[Plotting code records]

········

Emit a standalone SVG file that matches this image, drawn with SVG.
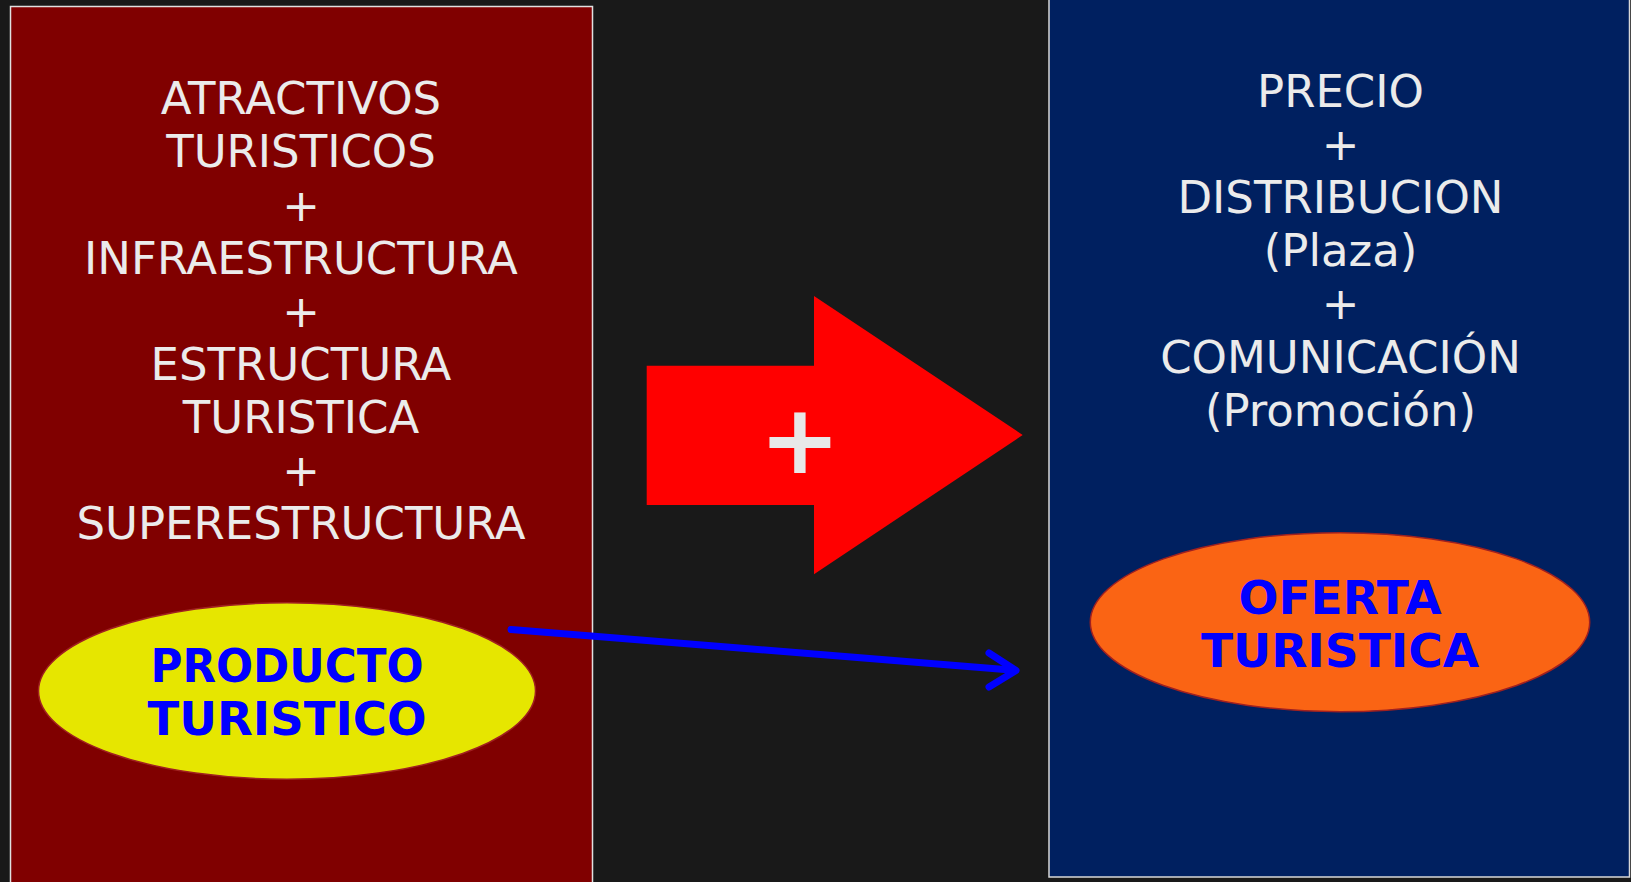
<svg xmlns="http://www.w3.org/2000/svg" width="1631" height="882" viewBox="0 0 1631 882">
<style>
.col{font-family:"DejaVu Sans","Liberation Sans",sans-serif;font-size:45px;fill:#EBEBEB;text-anchor:middle}
.lbl{font-family:"DejaVu Sans","Liberation Sans",sans-serif;font-weight:bold;fill:#0000FF;text-anchor:middle}
.conn{fill:none;stroke:#0000FF;stroke-width:7;stroke-linecap:round;stroke-linejoin:round}
</style>
<rect x="0" y="0" width="1631" height="882" fill="#191919"/>
<g id="left-box">
<rect x="10.5" y="6.5" width="582" height="890" fill="#800000" stroke="#E0E0E0" stroke-width="1.5"/>
<text class="col" x="301" y="114.3">ATRACTIVOS</text>
<text class="col" x="301" y="167.4">TURISTICOS</text>
<text class="col" x="301" y="220.5">+</text>
<text class="col" x="301" y="273.6">INFRAESTRUCTURA</text>
<text class="col" x="301" y="326.7">+</text>
<text class="col" x="301" y="379.8">ESTRUCTURA</text>
<text class="col" x="301" y="432.9">TURISTICA</text>
<text class="col" x="301" y="486">+</text>
<text class="col" x="301" y="539">SUPERESTRUCTURA</text>
</g>
<g id="right-box">
<rect x="1049" y="-3" width="580.5" height="880" fill="#002060" stroke="#D8D8D8" stroke-width="1.5"/>
<text class="col" x="1340.5" y="106.7">PRECIO</text>
<text class="col" x="1340.5" y="159.9">+</text>
<text class="col" x="1340.5" y="213">DISTRIBUCION</text>
<text class="col" x="1340.5" y="266.2">(Plaza)</text>
<text class="col" x="1340.5" y="319.4">+</text>
<text class="col" x="1340.5" y="372.6">COMUNICACIÓN</text>
<text class="col" x="1340.5" y="425.8">(Promoción)</text>
</g>
<g id="producto">
<ellipse cx="287" cy="691" rx="248.5" ry="88.3" fill="#E6E600" stroke="#A02020" stroke-width="1.5"/>
<text class="lbl" x="287" y="681.7" font-size="46" textLength="273" lengthAdjust="spacingAndGlyphs">PRODUCTO</text>
<text class="lbl" x="287" y="735" font-size="46" textLength="279" lengthAdjust="spacingAndGlyphs">TURISTICO</text>
</g>
<g id="oferta">
<ellipse cx="1340" cy="622.2" rx="249.7" ry="89.5" fill="#FA6414" stroke="#A02020" stroke-width="1.5"/>
<text class="lbl" x="1340" y="614.3" font-size="47">OFERTA</text>
<text class="lbl" x="1340" y="666.7" font-size="47">TURISTICA</text>
</g>
<g id="plus-arrow">
<polygon points="646.7,365.7 814,365.7 814,296 1022.7,435 814,574.3 814,505 646.7,505" fill="#FF0000"/>
<text x="800" y="473" font-family="DejaVu Sans, sans-serif" font-weight="bold" font-size="97" fill="#E8E8E8" text-anchor="middle">+</text>
</g>
<g id="connectors">
<line class="conn" x1="511" y1="629.5" x2="1014" y2="670.3" stroke-linecap="butt"/>
<polyline class="conn" points="989,653 1016,670.5 989,687"/>
</g>
</svg>
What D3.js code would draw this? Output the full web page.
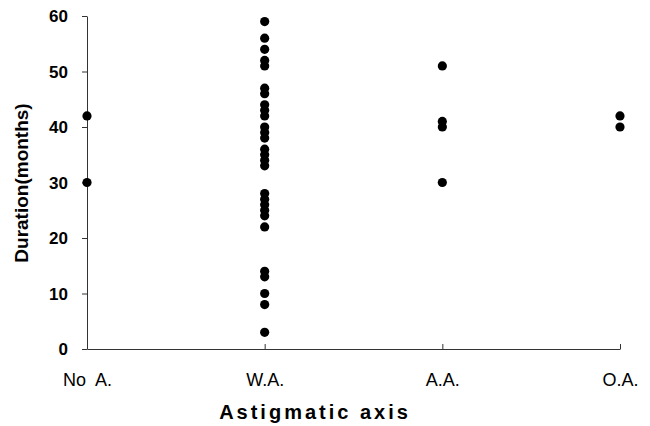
<!DOCTYPE html>
<html><head><meta charset="utf-8">
<script src="https://cdnjs.cloudflare.com/ajax/libs/d3/7.8.5/d3.min.js"></script>
<style>body{margin:0;background:#fff}svg{display:block}</style>
</head><body>
<script>
const categories = ["No A.", "W.A.", "A.A.", "O.A."];
const noA = [42, 30];
const wA = [59, 56, 54, 52, 51, 47, 46, 44, 43, 42, 40, 39, 38, 36, 35, 34, 33, 28, 27, 26, 25, 24, 22, 14, 13, 10, 8, 3];
const aA = [51, 41, 40, 30];
const oA = [42, 40];
const yTicks = [0, 10, 20, 30, 40, 50, 60];
const seriesByCat = [noA, wA, aA, oA];

const W = 650, H = 426;
const FONT = "'Liberation Sans', Arial, sans-serif";
const svg = d3.select("body").append("svg").attr("width", W).attr("height", H);
const x = d3.scalePoint().domain(categories).range([87, 620]);
const y = d3.scaleLinear().domain([0, 60]).range([349, 16]);

// y axis
const yAxis = svg.append("g").attr("transform", "translate(87,0)")
  .call(d3.axisLeft(y).tickValues(yTicks).tickSize(5).tickSizeOuter(0));
yAxis.select(".domain").attr("stroke", "#333").attr("stroke-width", 1);
yAxis.selectAll(".tick line").attr("stroke", "#333");
yAxis.selectAll(".tick text").attr("x", -19).attr("dy", "0.35em")
  .style("font-family", FONT).style("font-size", "17px").style("font-weight", "bold").attr("fill", "#000");

// x axis
const xAxis = svg.append("g").attr("transform", "translate(0,349)")
  .call(d3.axisBottom(x).tickSize(-5).tickSizeOuter(0));
xAxis.select(".domain").attr("stroke", "#333").attr("stroke-width", 1);
xAxis.selectAll(".tick line").attr("stroke", "#333").attr("opacity", (d, i) => i === 0 ? 0 : 1);
xAxis.selectAll(".tick text").attr("y", 32).attr("dy", "0")
  .attr("dominant-baseline", "middle")
  .style("font-family", FONT).style("font-size", "18px").attr("fill", "#000")
  .text(d => d === "No A." ? "No\u00a0 A." : d);

// titles
svg.append("text").attr("x", 315).attr("y", 414).attr("text-anchor", "middle").attr("dominant-baseline", "middle")
  .style("font-family", FONT).style("font-size", "20px").style("font-weight", "bold")
  .style("letter-spacing", "3px").text("Astigmatic axis");
svg.append("text").attr("transform", "translate(23,183) rotate(-90)").attr("text-anchor", "middle").attr("dominant-baseline", "middle")
  .style("font-family", FONT).style("font-size", "19px").style("font-weight", "bold")
  .text("Duration(months)");

// points
const pts = [];
seriesByCat.forEach((vals, i) => vals.forEach(v => pts.push({c: categories[i], v})));
svg.append("g").selectAll("circle").data(pts).enter().append("circle")
  .attr("cx", d => x(d.c)).attr("cy", d => y(d.v)).attr("r", 4.6).attr("fill", "#000");
</script>
</body></html>
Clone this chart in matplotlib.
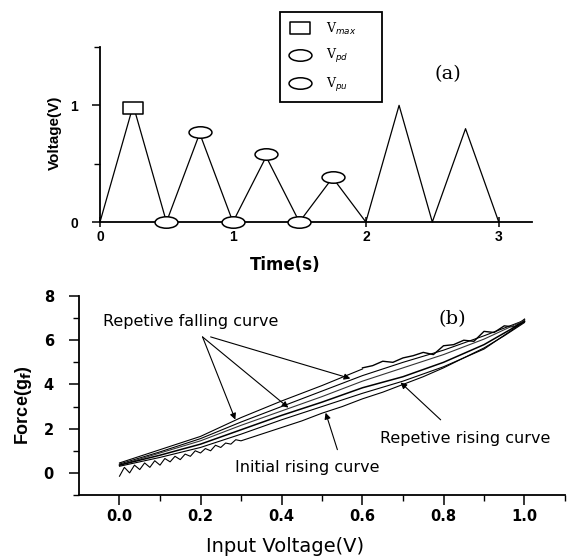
import matplotlib
matplotlib.use("Agg")
import matplotlib.pyplot as plt
from matplotlib.path import Path
from matplotlib.transforms import Affine2D
from matplotlib.ticker import FixedLocator

# ---------------- data: panel (a) ----------------
time_s = [0.0, 0.25, 0.5, 0.75, 1.0, 1.25, 1.5, 1.75, 2.0, 2.25, 2.5, 2.75, 3.0]
volt_v = [0.0, 1.0, 0.0, 0.76, 0.0, 0.56, 0.0, 0.38, 0.0, 1.0, 0.0, 0.8, 0.0]
vmax_t = [0.25]
vmax_v = [0.98]
vpd_t = [0.75, 1.25, 1.75]
vpd_v = [0.77, 0.58, 0.39]
vpu_t = [0.5, 1.0, 1.5]
vpu_v = [0.0, 0.0, 0.0]
legend_labels = ["V$_{max}$", "V$_{pd}$", "V$_{pu}$"]

# ---------------- data: panel (b) ----------------
grid_x = [0.0, 0.1, 0.2, 0.3, 0.4, 0.5, 0.6, 0.7, 0.8, 0.9, 1.0]
fall_top = [0.45, 1.05, 1.65, 2.5, 3.25, 3.95, 4.7, 5.2, 5.75, 6.4, 6.95]
fall_2 = [0.4, 0.95, 1.55, 2.3, 3.0, 3.7, 4.4, 5.0, 5.55, 6.2, 6.9]
fall_3 = [0.35, 0.9, 1.45, 2.15, 2.8, 3.45, 4.15, 4.75, 5.35, 6.05, 6.9]
rise_b = [0.35, 0.8, 1.3, 1.95, 2.6, 3.2, 3.85, 4.35, 5.0, 5.8, 6.85]
rise_a = [0.3, 0.7, 1.15, 1.75, 2.4, 3.0, 3.6, 4.15, 4.8, 5.6, 6.85]

top_wavy_x = [0.6, 0.625, 0.65, 0.675, 0.7, 0.725, 0.75, 0.775, 0.8, 0.825, 0.85,
              0.875, 0.9, 0.925, 0.95, 0.975, 1.0]
top_wavy_y = [4.75, 4.85, 5.05, 5.0, 5.2, 5.3, 5.45, 5.35, 5.75, 5.8, 6.0,
              5.95, 6.4, 6.35, 6.65, 6.6, 6.95]

init_x = [0.0, 0.012, 0.025, 0.037, 0.05, 0.062, 0.075, 0.087, 0.1, 0.112, 0.125,
          0.137, 0.15, 0.162, 0.175, 0.187, 0.2, 0.212, 0.225, 0.237, 0.25, 0.262,
          0.275, 0.287, 0.3, 0.35, 0.4, 0.45, 0.5, 0.55, 0.6, 0.65, 0.7, 0.75,
          0.8, 0.85, 0.9, 0.95, 1.0]
init_y = [-0.15, 0.25, 0.0, 0.35, 0.15, 0.45, 0.25, 0.55, 0.35, 0.65, 0.5, 0.75,
          0.6, 0.85, 0.75, 1.0, 0.9, 1.1, 1.0, 1.25, 1.15, 1.35, 1.3, 1.5, 1.45,
          1.75, 2.05, 2.35, 2.7, 3.0, 3.35, 3.65, 4.0, 4.35, 4.75, 5.2, 5.65, 6.2, 6.8]

# ---------------- figure ----------------
W, H = 572, 556
fig = plt.figure(figsize=(W / 100, H / 100), dpi=100)

def fx(px):
    return px / W

def fy(py):
    return 1 - py / H

# Panel (a)
axa = fig.add_axes([fx(100), fy(222), fx(532) - fx(100), fy(47) - fy(222)])
axa.plot(time_s, volt_v, color="black", lw=0.9, zorder=2, clip_on=False)

ell = Path.unit_circle().transformed(Affine2D().scale(1.0, 0.5))
rect = Path.unit_rectangle().transformed(Affine2D().translate(-0.5, -0.5).scale(1.0, 0.62))

axa.plot(vmax_t, vmax_v, ls="none", marker=rect, ms=15, mfc="white", mec="black",
         mew=1.1, zorder=3, clip_on=False, label=legend_labels[0])
axa.plot(vpd_t, vpd_v, ls="none", marker=ell, ms=16.5, mfc="white", mec="black",
         mew=1.1, zorder=3, clip_on=False, label=legend_labels[1])
axa.plot(vpu_t, vpu_v, ls="none", marker=ell, ms=16.5, mfc="white", mec="black",
         mew=1.1, zorder=3, clip_on=False, label=legend_labels[2])

axa.set_xlim(0, 3.25)
axa.set_ylim(0, 1.5)
for s in ("top", "right"):
    axa.spines[s].set_visible(False)
for s in ("left", "bottom"):
    axa.spines[s].set_linewidth(1.3)
axa.set_xticks([0, 1, 2, 3])
axa.set_yticks([0, 1])
axa.yaxis.set_minor_locator(FixedLocator([0.5, 1.5]))
axa.tick_params(axis="y", which="major", direction="out", length=6, width=1.1, pad=10,
                labelsize=10)
axa.tick_params(axis="y", which="minor", direction="out", length=4, width=1.0)
axa.tick_params(axis="x", which="major", direction="inout", length=7, width=1.1, pad=2,
                labelsize=10)
for lab in axa.get_xticklabels() + axa.get_yticklabels():
    lab.set_fontweight("bold")
    lab.set_family("Liberation Sans")

axa.set_xlabel("Time(s)", fontsize=12, fontweight="bold", family="DejaVu Sans")
axa.xaxis.set_label_coords((285 - 100) / 432, (222 - 265) / 175)
axa.xaxis.label.set_va("center")
axa.set_ylabel("Voltage(V)", fontsize=11, fontweight="bold", family="Liberation Sans")
axa.yaxis.set_label_coords((55 - 100) / 432, (222 - 133) / 175)
axa.yaxis.label.set_va("center")

axa.text(2.62, 1.27, "(a)", fontsize=14, family="DejaVu Serif", ha="center", va="center")

leg = fig.legend(loc="upper left",
                 bbox_to_anchor=(fx(280), fy(13), fx(382) - fx(280), 0.001),
                 bbox_transform=fig.transFigure, mode="expand", ncol=1,
                 fancybox=False, edgecolor="black", framealpha=1, numpoints=1,
                 prop={"family": "DejaVu Serif", "size": 9},
                 handlelength=1.9, handletextpad=1.1, labelspacing=0.85,
                 borderpad=0.65, borderaxespad=0)
leg.get_frame().set_linewidth(1.3)

# Panel (b)
axb = fig.add_axes([fx(79), fy(495), fx(565) - fx(79), fy(296) - fy(495)])
lw = 0.8
axb.plot(grid_x[:7], fall_top[:7], color="black", lw=lw)
axb.plot(top_wavy_x, top_wavy_y, color="black", lw=1.0)
axb.plot(grid_x, fall_2, color="black", lw=lw)
axb.plot(grid_x, fall_3, color="#333333", lw=lw)
axb.plot(grid_x, rise_b, color="black", lw=1.1)
axb.plot(grid_x, rise_a, color="black", lw=lw)
axb.plot(init_x, init_y, color="black", lw=lw)

axb.set_xlim(-0.1, 1.1)
axb.set_ylim(-1, 8)
for s in ("top", "right"):
    axb.spines[s].set_visible(False)
for s in ("left", "bottom"):
    axb.spines[s].set_linewidth(1.3)
axb.set_xticks([0.0, 0.2, 0.4, 0.6, 0.8, 1.0])
axb.set_xticklabels(["0.0", "0.2", "0.4", "0.6", "0.8", "1.0"])
axb.xaxis.set_minor_locator(FixedLocator([0.1, 0.3, 0.5, 0.7, 0.9, 1.1]))
axb.set_yticks([0, 2, 4, 6, 8])
axb.yaxis.set_minor_locator(FixedLocator([-1, 1, 3, 5, 7]))
axb.tick_params(axis="both", which="major", direction="out", length=7, width=1.1,
                labelsize=10.5)
axb.tick_params(axis="both", which="minor", direction="out", length=4, width=1.0)
axb.tick_params(axis="y", which="major", pad=11)
axb.tick_params(axis="x", which="major", pad=3)
for lab in axb.get_xticklabels() + axb.get_yticklabels():
    lab.set_fontweight("bold")

axb.set_xlabel("Input Voltage(V)", fontsize=14, family="DejaVu Sans")
axb.xaxis.set_label_coords((285 - 79) / 486, (495 - 547) / 199)
axb.xaxis.label.set_va("center")
axb.set_ylabel(r"Force(g$_\mathbf{f}$)", fontsize=13, fontweight="bold",
               family="Liberation Sans")
axb.yaxis.set_label_coords((24 - 79) / 486, (495 - 405) / 199)
axb.yaxis.label.set_va("center")

axb.text(0.822, 6.95, "(b)", fontsize=14, family="DejaVu Serif", ha="center", va="center")

arrow = dict(arrowstyle="-|>", lw=0.8, color="black", mutation_scale=9, shrinkA=0, shrinkB=0)
axb.text(0.175, 6.86, "Repetive falling curve", fontsize=11.5, ha="center", va="center")
axb.annotate("", xy=(0.286, 2.41), xytext=(0.205, 6.15), arrowprops=arrow)
axb.annotate("", xy=(0.417, 2.95), xytext=(0.205, 6.15), arrowprops=arrow)
axb.annotate("", xy=(0.570, 4.27), xytext=(0.225, 6.15), arrowprops=arrow)

axb.text(0.464, 0.23, "Initial rising curve", fontsize=11.5, ha="center", va="center")
axb.annotate("", xy=(0.509, 2.72), xytext=(0.538, 1.05), arrowprops=arrow)

axb.text(0.854, 1.55, "Repetive rising curve", fontsize=11.5, ha="center", va="center")
axb.annotate("", xy=(0.694, 4.09), xytext=(0.793, 2.4), arrowprops=arrow)

fig.savefig("out.png", dpi=100)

········

- **Work instructions**:
Go through the records. Copy each line where "matplotlib" appears.

- **Answer**:
Clone this chart in matplotlib.
import matplotlib
matplotlib.use("Agg")
import matplotlib.pyplot as plt
from matplotlib.path import Path
from matplotlib.transforms import Affine2D
from matplotlib.ticker import FixedLocator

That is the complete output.